Source material:
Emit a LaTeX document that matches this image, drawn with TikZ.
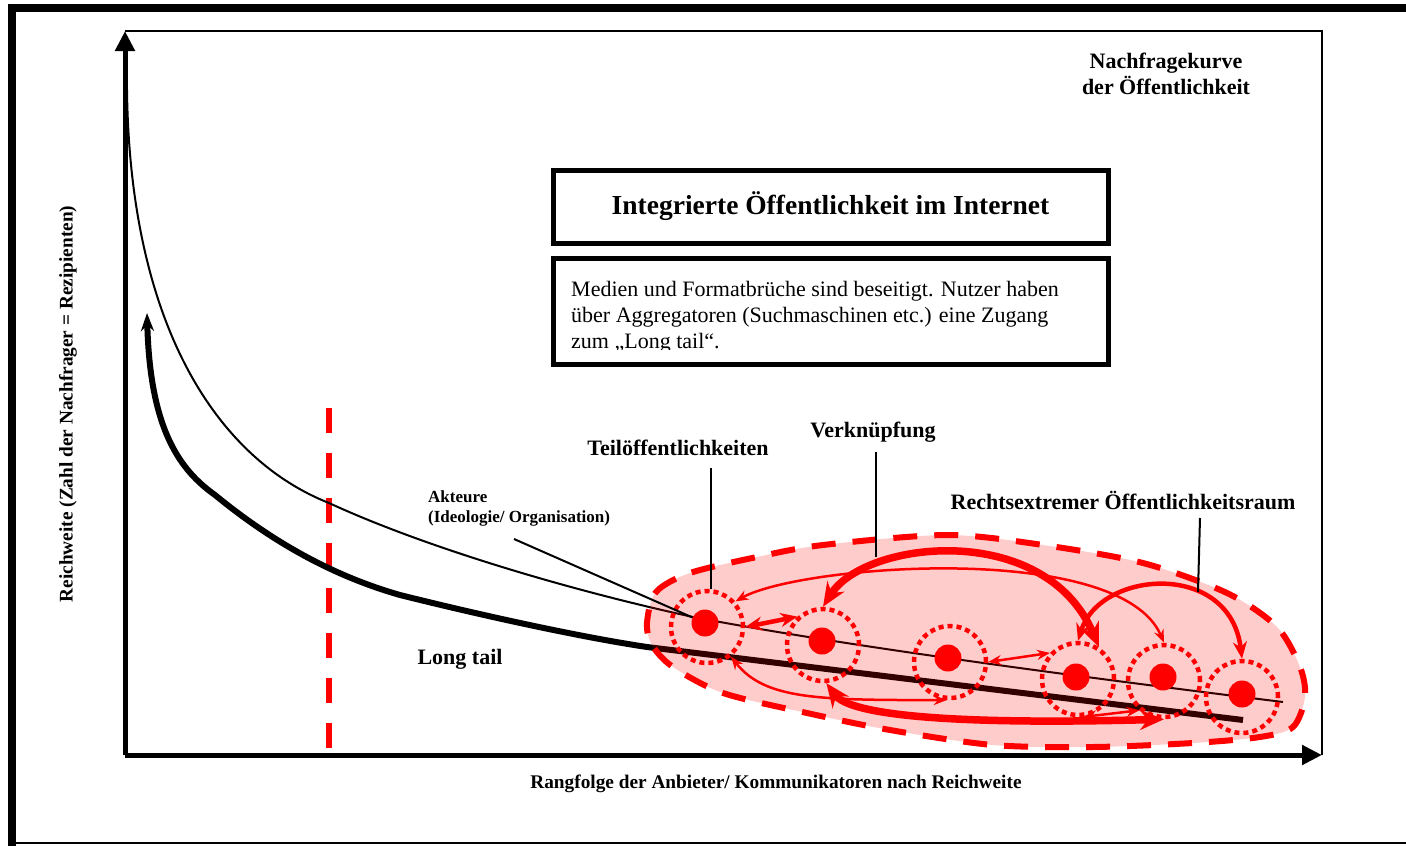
\documentclass[tikz,border=0pt]{standalone}
\usepackage{fontspec}
\setmainfont{Liberation Serif}
\usetikzlibrary{arrows.meta}
\tikzset{
  axisline/.style={line width=5pt, -{Triangle[length=20pt,width=19pt]}},
  plotframe/.style={line width=2pt},
  demand/.style={line width=2pt},
  tailcurve/.style={line width=6pt, {Stealth[length=18pt,width=13pt]}-},
  cutline/.style={red, line width=6.5pt, dash pattern=on 25pt off 20pt},
  blobline/.style={red, line width=6pt, dash pattern=on 24pt off 17pt, fill=red, fill opacity=0.2},
  reddot/.style={circle, fill=red, inner sep=0pt, minimum size=27pt},
  dotring/.style={circle, draw=red, line width=4.5pt, dash pattern=on 5pt off 4pt, inner sep=0pt, minimum size=72pt},
  thinlink/.style={red, line width=2.5pt, {Stealth[length=13pt,width=10pt]}-{Stealth[length=13pt,width=10pt]}},
  midlink/.style={red, line width=4.5pt, {Stealth[length=17pt,width=14pt]}-{Stealth[length=17pt,width=14pt]}},
  thicklink/.style={red, line width=7.5pt, {Stealth[length=24pt,width=20pt]}-{Stealth[length=24pt,width=20pt]}},
  pointer/.style={line width=2pt},
  boxline/.style={line width=5pt},
  boxtitle/.style={font=\fontsize{27.5}{33}\selectfont\bfseries},
  boxtext/.style={font=\fontsize{22}{26}\selectfont, align=left, inner sep=0pt},
  cornertitle/.style={font=\fontsize{22}{26}\selectfont\bfseries, align=center},
  annot/.style={font=\fontsize{22}{26}\selectfont\bfseries},
  smallannot/.style={font=\fontsize{17}{20}\selectfont\bfseries, align=left, inner sep=0pt},
  axlabel/.style={font=\fontsize{19.3}{23}\selectfont\bfseries},
}

\begin{document}
\begin{tikzpicture}[x=1pt, y=-1pt]
		%%%%% START %%%%%
		\useasboundingbox (0,0) rectangle (1406,846);
		
		\draw[line width=8pt] (12,846) -- (12,8) -- (1406,8);
		\draw[line width=2pt] (12,843) -- (1406,843);
		
		\coordinate (O) at (125,755);
		\coordinate (ytop) at (125,31);
		\coordinate (xend) at (1322,755);
		\draw[plotframe] (ytop) -- (xend |- ytop) -- (xend);
		\draw[axisline] (O) -- (ytop);
		\draw[axisline] (O) -- (xend);
		
		\draw[cutline] (329,408) -- (329,750);
		
		% Nachfragekurve and long tail
		\draw[demand] (127,90) .. controls (130,330) and (220,460) .. (329,503)
			.. controls (420,545) and (560,588) .. (693,617)
			.. controls (820,641) and (1000,667) .. (1283,702);
		\draw[tailcurve] (147,313) .. controls (150,430) and (180,470) .. (215,495)
			.. controls (270,540) and (330,575) .. (400,595)
			.. controls (480,615) and (580,637) .. (647,647) -- (1243,720);
		
		\draw[blobline] plot[smooth cycle] coordinates {(647,623) (656,592) (690,573) (757,557) (823,545) (947,535) (1043,545) (1143,563) (1227,593) (1277,627) (1300,667) (1305,697) (1293,727) (1260,737) (1193,743) (1093,747) (993,745) (890,730) (807,713) (723,693) (673,667) (652,645)};
		
		\node[dotring] (r1) at (707,627) {};
		\node[dotring] (r2) at (823,645) {};
		\node[dotring] (r3) at (950,662) {};
		\node[dotring] (r4) at (1078,679) {};
		\node[dotring] (r5) at (1164,681) {};
		\node[dotring] (r6) at (1242,697) {};
		\node[reddot] (d1) at (705,623) {};
		\node[reddot] (d2) at (822,641) {};
		\node[reddot] (d3) at (948,658) {};
		\node[reddot] (d4) at (1076,677) {};
		\node[reddot] (d5) at (1163,677) {};
		\node[reddot] (d6) at (1242,694) {};
		
		% Verknuepfungen
		\draw[thicklink] (r2.north) .. controls (865,540) and (1045,520) .. (r4.57);
		\draw[thinlink] (r1.42) .. controls (800,565) and (1120,540) .. (r5.north);
		\draw[midlink] (r4.north) .. controls (1100,570) and (1230,560) .. (r6.north);
		\draw[midlink] (r1.east) -- (r2.132);
		\draw[thinlink] (r3.east) -- (r4.137);
		\draw[thinlink] (r1.-51) .. controls (765,700) and (820,700) .. (r3.-95);
		\draw[thicklink] (r2.-85) .. controls (850,715) and (950,725) .. (r5.south);
		\draw[thinlink] (r4.-82) -- (r5.-130);
		
		\node[boxtitle, draw, boxline, minimum width=555pt, minimum height=73pt] (title) at (830.5,206.5) {Integrierte Öffentlichkeit im Internet};
		\begin{scope}
			\clip (553,258) rectangle (1108,349);
			\node[boxtext, anchor=north west] (info) at (571,281) {Medien und Formatbrüche sind beseitigt. Nutzer haben\\über Aggregatoren (Suchmaschinen etc.) eine Zugang\\zum „Long tail“.};
		\end{scope}
		\draw[boxline] (553,258) rectangle (1108,364);
		
		\node[cornertitle] (curve) at (1166,74) {Nachfragekurve\\der Öffentlichkeit};
		\node[axlabel, rotate=90] (ylab) at (68,404) {Reichweite (Zahl der Nachfrager = Rezipienten)};
		\node[axlabel] (xlab) at (776,784) {Rangfolge der Anbieter/ Kommunikatoren nach Reichweite};
		\node[smallannot, anchor=north west] (akt) at (428,490) {Akteure\\(Ideologie/ Organisation)};
		\node[annot] (longtail) at (460,659) {Long tail};
		\node[annot] (teil) at (678,448) {Teilöffentlichkeiten};
		\node[annot] (verk) at (873,432) {Verknüpfung};
		\node[annot] (rechts) at (1123,500) {Rechtsextremer Öffentlichkeitsraum};
		
		\coordinate (aktend) at (514,539);
		\draw[pointer] (aktend) -- (d1);
		\coordinate (teilend) at (711,468);
		\draw[pointer] (teilend) -- (teilend |- r1.north);
		\coordinate (verktop) at (876,452);
		\coordinate (verkend) at (876,557);
		\draw[pointer] (verktop) -- (verkend);
		\coordinate (rechtstop) at (1200,518);
		\coordinate (rechtsend) at (1198,592);
		\draw[pointer] (rechtstop) -- (rechtsend);
		
		%%%%% END %%%%%
\end{tikzpicture}
\end{document}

Problem requirements:
Print out the whole of the material word for word, without pictures.

Response for this exercise:
Emit a LaTeX document that matches this image, drawn with TikZ.
\documentclass[tikz,border=0pt]{standalone}
\usepackage{fontspec}
\setmainfont{Liberation Serif}
\usetikzlibrary{arrows.meta}
\tikzset{
  axisline/.style={line width=5pt, -{Triangle[length=20pt,width=19pt]}},
  plotframe/.style={line width=2pt},
  demand/.style={line width=2pt},
  tailcurve/.style={line width=6pt, {Stealth[length=18pt,width=13pt]}-},
  cutline/.style={red, line width=6.5pt, dash pattern=on 25pt off 20pt},
  blobline/.style={red, line width=6pt, dash pattern=on 24pt off 17pt, fill=red, fill opacity=0.2},
  reddot/.style={circle, fill=red, inner sep=0pt, minimum size=27pt},
  dotring/.style={circle, draw=red, line width=4.5pt, dash pattern=on 5pt off 4pt, inner sep=0pt, minimum size=72pt},
  thinlink/.style={red, line width=2.5pt, {Stealth[length=13pt,width=10pt]}-{Stealth[length=13pt,width=10pt]}},
  midlink/.style={red, line width=4.5pt, {Stealth[length=17pt,width=14pt]}-{Stealth[length=17pt,width=14pt]}},
  thicklink/.style={red, line width=7.5pt, {Stealth[length=24pt,width=20pt]}-{Stealth[length=24pt,width=20pt]}},
  pointer/.style={line width=2pt},
  boxline/.style={line width=5pt},
  boxtitle/.style={font=\fontsize{27.5}{33}\selectfont\bfseries},
  boxtext/.style={font=\fontsize{22}{26}\selectfont, align=left, inner sep=0pt},
  cornertitle/.style={font=\fontsize{22}{26}\selectfont\bfseries, align=center},
  annot/.style={font=\fontsize{22}{26}\selectfont\bfseries},
  smallannot/.style={font=\fontsize{17}{20}\selectfont\bfseries, align=left, inner sep=0pt},
  axlabel/.style={font=\fontsize{19.3}{23}\selectfont\bfseries},
}

\begin{document}
\begin{tikzpicture}[x=1pt, y=-1pt]
		%%%%% START %%%%%
		\useasboundingbox (0,0) rectangle (1406,846);
		
		\draw[line width=8pt] (12,846) -- (12,8) -- (1406,8);
		\draw[line width=2pt] (12,843) -- (1406,843);
		
		\coordinate (O) at (125,755);
		\coordinate (ytop) at (125,31);
		\coordinate (xend) at (1322,755);
		\draw[plotframe] (ytop) -- (xend |- ytop) -- (xend);
		\draw[axisline] (O) -- (ytop);
		\draw[axisline] (O) -- (xend);
		
		\draw[cutline] (329,408) -- (329,750);
		
		% Nachfragekurve and long tail
		\draw[demand] (127,90) .. controls (130,330) and (220,460) .. (329,503)
			.. controls (420,545) and (560,588) .. (693,617)
			.. controls (820,641) and (1000,667) .. (1283,702);
		\draw[tailcurve] (147,313) .. controls (150,430) and (180,470) .. (215,495)
			.. controls (270,540) and (330,575) .. (400,595)
			.. controls (480,615) and (580,637) .. (647,647) -- (1243,720);
		
		\draw[blobline] plot[smooth cycle] coordinates {(647,623) (656,592) (690,573) (757,557) (823,545) (947,535) (1043,545) (1143,563) (1227,593) (1277,627) (1300,667) (1305,697) (1293,727) (1260,737) (1193,743) (1093,747) (993,745) (890,730) (807,713) (723,693) (673,667) (652,645)};
		
		\node[dotring] (r1) at (707,627) {};
		\node[dotring] (r2) at (823,645) {};
		\node[dotring] (r3) at (950,662) {};
		\node[dotring] (r4) at (1078,679) {};
		\node[dotring] (r5) at (1164,681) {};
		\node[dotring] (r6) at (1242,697) {};
		\node[reddot] (d1) at (705,623) {};
		\node[reddot] (d2) at (822,641) {};
		\node[reddot] (d3) at (948,658) {};
		\node[reddot] (d4) at (1076,677) {};
		\node[reddot] (d5) at (1163,677) {};
		\node[reddot] (d6) at (1242,694) {};
		
		% Verknuepfungen
		\draw[thicklink] (r2.north) .. controls (865,540) and (1045,520) .. (r4.57);
		\draw[thinlink] (r1.42) .. controls (800,565) and (1120,540) .. (r5.north);
		\draw[midlink] (r4.north) .. controls (1100,570) and (1230,560) .. (r6.north);
		\draw[midlink] (r1.east) -- (r2.132);
		\draw[thinlink] (r3.east) -- (r4.137);
		\draw[thinlink] (r1.-51) .. controls (765,700) and (820,700) .. (r3.-95);
		\draw[thicklink] (r2.-85) .. controls (850,715) and (950,725) .. (r5.south);
		\draw[thinlink] (r4.-82) -- (r5.-130);
		
		\node[boxtitle, draw, boxline, minimum width=555pt, minimum height=73pt] (title) at (830.5,206.5) {Integrierte Öffentlichkeit im Internet};
		\begin{scope}
			\clip (553,258) rectangle (1108,349);
			\node[boxtext, anchor=north west] (info) at (571,281) {Medien und Formatbrüche sind beseitigt. Nutzer haben\\über Aggregatoren (Suchmaschinen etc.) eine Zugang\\zum „Long tail“.};
		\end{scope}
		\draw[boxline] (553,258) rectangle (1108,364);
		
		\node[cornertitle] (curve) at (1166,74) {Nachfragekurve\\der Öffentlichkeit};
		\node[axlabel, rotate=90] (ylab) at (68,404) {Reichweite (Zahl der Nachfrager = Rezipienten)};
		\node[axlabel] (xlab) at (776,784) {Rangfolge der Anbieter/ Kommunikatoren nach Reichweite};
		\node[smallannot, anchor=north west] (akt) at (428,490) {Akteure\\(Ideologie/ Organisation)};
		\node[annot] (longtail) at (460,659) {Long tail};
		\node[annot] (teil) at (678,448) {Teilöffentlichkeiten};
		\node[annot] (verk) at (873,432) {Verknüpfung};
		\node[annot] (rechts) at (1123,500) {Rechtsextremer Öffentlichkeitsraum};
		
		\coordinate (aktend) at (514,539);
		\draw[pointer] (aktend) -- (d1);
		\coordinate (teilend) at (711,468);
		\draw[pointer] (teilend) -- (teilend |- r1.north);
		\coordinate (verktop) at (876,452);
		\coordinate (verkend) at (876,557);
		\draw[pointer] (verktop) -- (verkend);
		\coordinate (rechtstop) at (1200,518);
		\coordinate (rechtsend) at (1198,592);
		\draw[pointer] (rechtstop) -- (rechtsend);
		
		%%%%% END %%%%%
\end{tikzpicture}
\end{document}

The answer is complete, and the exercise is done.